How it’s used
– Case outcome prediction: Analyze patterns in past rulings to estimate win rates, likely remedies, or settlement ranges for cases with similar facts, jurisdictions, or judges.
– Judicial and opposing counsel profiling: Identify tendencies in judicial decisions, sentencing ranges, or opposing counsel behavior to tailor arguments and negotiation strategies.
– Litigation budgeting and timeline forecasting: Project probable durations, discovery needs, and cost ranges to create realistic budgets and staffing plans.
– Document review prioritization: Rank documents for review based on predicted relevance or privilege, reducing review time and expense.
– Portfolio-level risk assessment: Aggregate analytics across multiple matters to inform corporate risk management and strategic decision-making.
Key data sources
– Public court records and dockets
– Pleadings, motions, and judicial opinions
– Regulatory filings and administrative decisions
– Settlement databases and fee awards
– Contract and transactional data when available
Benefits for legal teams
– Faster, evidence-based strategy decisions that reduce reliance on intuition alone
– Improved client communication with clearer forecasts of risk and cost
– Efficiency gains through prioritized review and better resource allocation
– Competitive advantage in negotiations and early settlement assessments
Practical limitations and risks
– Data quality and completeness: Public records may be inconsistent, redacted, or incomplete, affecting prediction accuracy.

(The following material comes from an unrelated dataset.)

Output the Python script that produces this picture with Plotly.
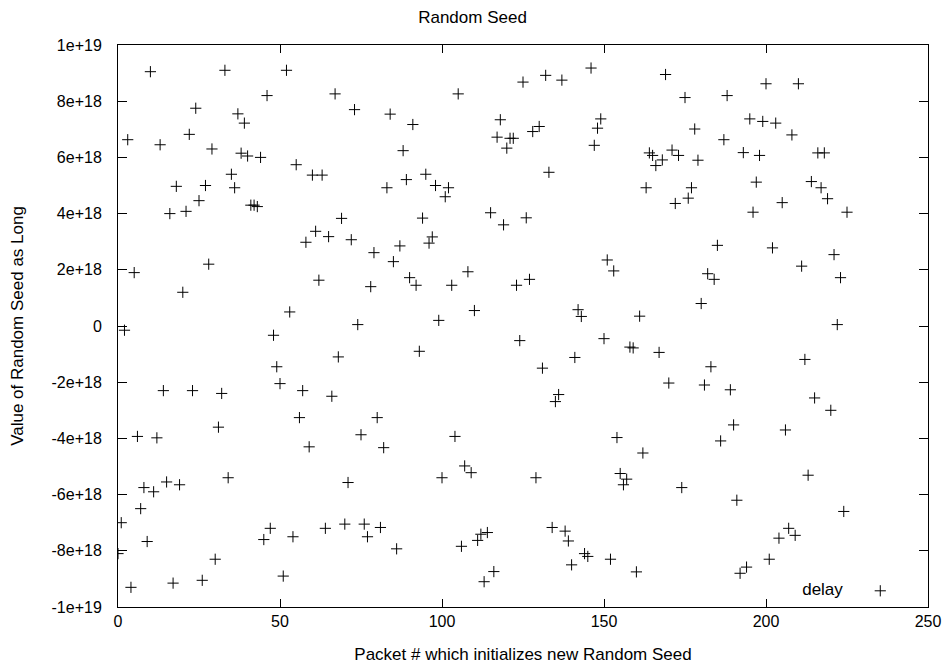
import plotly.graph_objects as go

packets = list(range(0, 226))

seed_e18 = [
    -8.1, -7.0, -0.15, 6.63, -9.3, 1.9, -3.93, -6.5, -5.75, -7.67,
    9.05, -5.9, -3.98, 6.45, -2.3, -5.55, 4.0, -9.15, 4.97, -5.65,
    1.2, 4.08, 6.82, -2.3, 7.75, 4.46, -9.05, 5.0, 2.2, 6.3,
    -8.3, -3.6, -2.4, 9.1, -5.4, 5.4, 4.92, 7.55, 6.15, 7.22,
    6.05, 4.3, 4.3, 4.25, 6.0, -7.6, 8.2, -7.2, -0.33, -1.45,
    -2.05, -8.9, 9.1, 0.5, -7.5, 5.74, -3.26, -2.3, 2.98, -4.3,
    5.37, 3.37, 1.63, 5.37, -7.2, 3.18, -2.5, 8.26, -1.1, 3.83,
    -7.05, -5.57, 3.07, 7.7, 0.05, -3.87, -7.05, -7.5, 1.4, 2.61,
    -3.26, -7.17, -4.33, 4.92, 7.54, 2.29, -7.93, 2.85, 6.24, 5.21,
    1.72, 7.17, 1.45, -0.9, 3.84, 5.4, 2.95, 3.17, 5.0, 0.2,
    -5.4, 4.6, 4.92, 1.45, -3.93, 8.26, -7.84, -4.98, 1.93, -5.22,
    0.55, -7.63, -7.41, -9.1, -7.35, 4.03, -8.74, 6.72, 7.34, 3.6,
    6.33, 6.68, 6.68, 1.45, -0.52, 8.68, 3.85, 1.66, 6.92, -5.4,
    7.1, -1.5, 8.92, 5.47, -7.17, -2.69, -2.44, 8.75, -7.3, -7.65,
    -8.5, -1.12, 0.58, 0.34, -8.1, -8.2, 9.18, 6.43, 7.04, 7.37,
    -0.45, 2.35, -8.3, 1.96, -3.97, -5.25, -5.65, -5.45, -0.75, -0.78,
    -8.75, 0.35, -4.52, 4.92, 6.16, 6.07, 5.71, -0.94, 5.91, 8.95,
    -2.03, 6.26, 4.36, 6.07, -5.75, 8.13, 4.55, 4.92, 7.01, 5.9,
    0.8, -2.1, 1.86, -1.45, 1.66, 2.87, -4.09, 6.63, 8.2, -2.27,
    -3.52, -6.2, -8.8, 6.17, -8.58, 7.37, 4.05, 5.12, 6.07, 7.28,
    8.62, -8.3, 2.78, 7.22, -7.55, 4.39, -3.7, -7.2, 6.8, -7.45,
    8.62, 2.13, -1.19, -5.31, 5.14, -2.56, 6.16, 4.92, 6.16, 4.53,
    -3.0, 2.54, 0.05, 1.72, -6.6, 4.05,
]
seed_values = [v * 1e18 for v in seed_e18]

x_ticks = [0, 50, 100, 150, 200, 250]
y_tickvals = [1e19, 8e18, 6e18, 4e18, 2e18, 0, -2e18, -4e18, -6e18, -8e18, -1e19]
y_ticktext = ["1e+19", "8e+18", "6e+18", "4e+18", "2e+18", "0",
              "-2e+18", "-4e+18", "-6e+18", "-8e+18", "-1e+19"]

FONT = "Liberation Sans, Arial, Helvetica, sans-serif"
TICK_SIZE = 16
TEXT_SIZE = 17

fig = go.Figure()
fig.add_trace(go.Scatter(
    x=packets, y=seed_values, mode="markers", name=" ",
    marker=dict(symbol="cross-thin", size=8, color="black",
                line=dict(width=1, color="black")),
    showlegend=True,
))

fig.update_layout(
    width=945, height=664,
    margin=dict(l=118, r=17, t=45, b=57),
    paper_bgcolor="white", plot_bgcolor="white",
    font=dict(family=FONT, size=TICK_SIZE, color="black"),
    title=dict(text="Random Seed", x=0.5, xanchor="center", y=0.975, yanchor="middle",
               font=dict(family=FONT, size=TEXT_SIZE, color="black")),
    legend=dict(x=0.978, xanchor="right", y=-0.004, yanchor="bottom",
                bgcolor="rgba(0,0,0,0)", borderwidth=0,
                title=dict(text="delay\u00a0\u00a0", side="left",
                           font=dict(family=FONT, size=TEXT_SIZE)),
                font=dict(family=FONT, size=TEXT_SIZE)),
    showlegend=True,
)
fig.update_xaxes(
    range=[0, 250], tickvals=x_ticks, ticks="inside", ticklen=8, tickcolor="black",
    showline=True, linecolor="black", linewidth=1, mirror="ticks",
    showgrid=False, zeroline=False, automargin=False,
    tickfont=dict(family=FONT, size=TICK_SIZE, color="black"),
    title=dict(text="Packet # which initializes new Random Seed", standoff=18,
               font=dict(family=FONT, size=TEXT_SIZE, color="black")),
)
fig.update_yaxes(
    range=[-1e19, 1e19], tickvals=y_tickvals, ticktext=y_ticktext,
    ticks="inside", ticklen=9, tickcolor="black",
    showline=True, linecolor="black", linewidth=1, mirror="ticks",
    showgrid=False, zeroline=False, ticklabelstandoff=12, automargin=False,
    tickfont=dict(family=FONT, size=TICK_SIZE, color="black"),
    title=dict(text="Value of Random Seed as Long", standoff=23,
               font=dict(family=FONT, size=TEXT_SIZE, color="black")),
)

fig.write_html("out.html")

– Bias and fairness: Historical outcomes can reflect systemic biases; models trained on such data may perpetuate unfairness unless actively mitigated.

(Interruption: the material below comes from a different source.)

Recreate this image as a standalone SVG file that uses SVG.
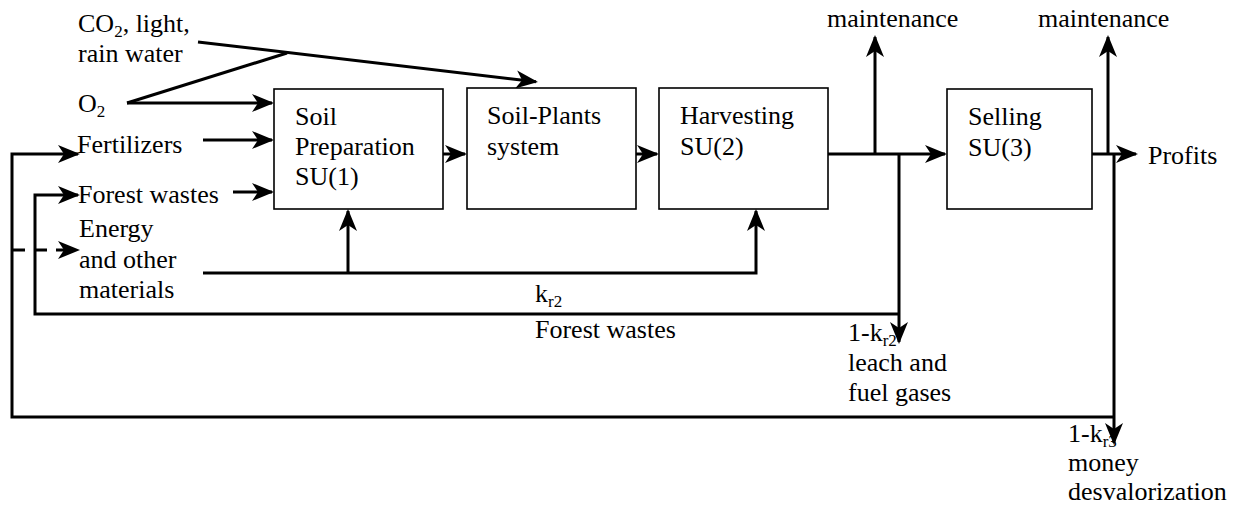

– Transparency and explainability: Black-box predictions are less defensible in court or client discussions; explainable models and clear documentation are essential.
– Confidentiality and privilege: Using sensitive case data requires careful handling to avoid privilege waiver or breaches.
– Jurisdictional variation: Rules, procedures, and judicial behavior vary widely; models must be validated on local data before relying on their outputs.
Adoption best practices
– Start small: Pilot predictive analytics on a narrow matter type to validate performance against real outcomes.
– Combine models with human expertise: Use analytics to inform, not replace, lawyer judgment—analytics are most valuable when integrated into strategy workshops and pleading drafts.
– Validate and monitor: Continuously test models against holdout data and update them as practice patterns change.
– Demand explainability: Choose tools that provide clear, auditable rationales for predictions and enable sensitivity analysis.
– Address ethics proactively: Implement bias audits, maintain diverse training datasets, and document mitigation steps for clients and regulators.
– Protect data: Ensure robust security, anonymization where appropriate, and compliance with applicable privacy and professional conduct rules.
Selecting a vendor
Evaluate providers on data sources, model validation protocols, transparency features, integration with existing practice management systems, and track record in your jurisdiction. Ask for sample reports, case studies, and independent audits when available.
Predictive legal analytics is a powerful adjunct to legal practice when used thoughtfully.
By combining high-quality data, transparent modeling, and experienced legal judgment, teams can make more informed decisions, control costs, and better manage client expectations as this area continues to evolve.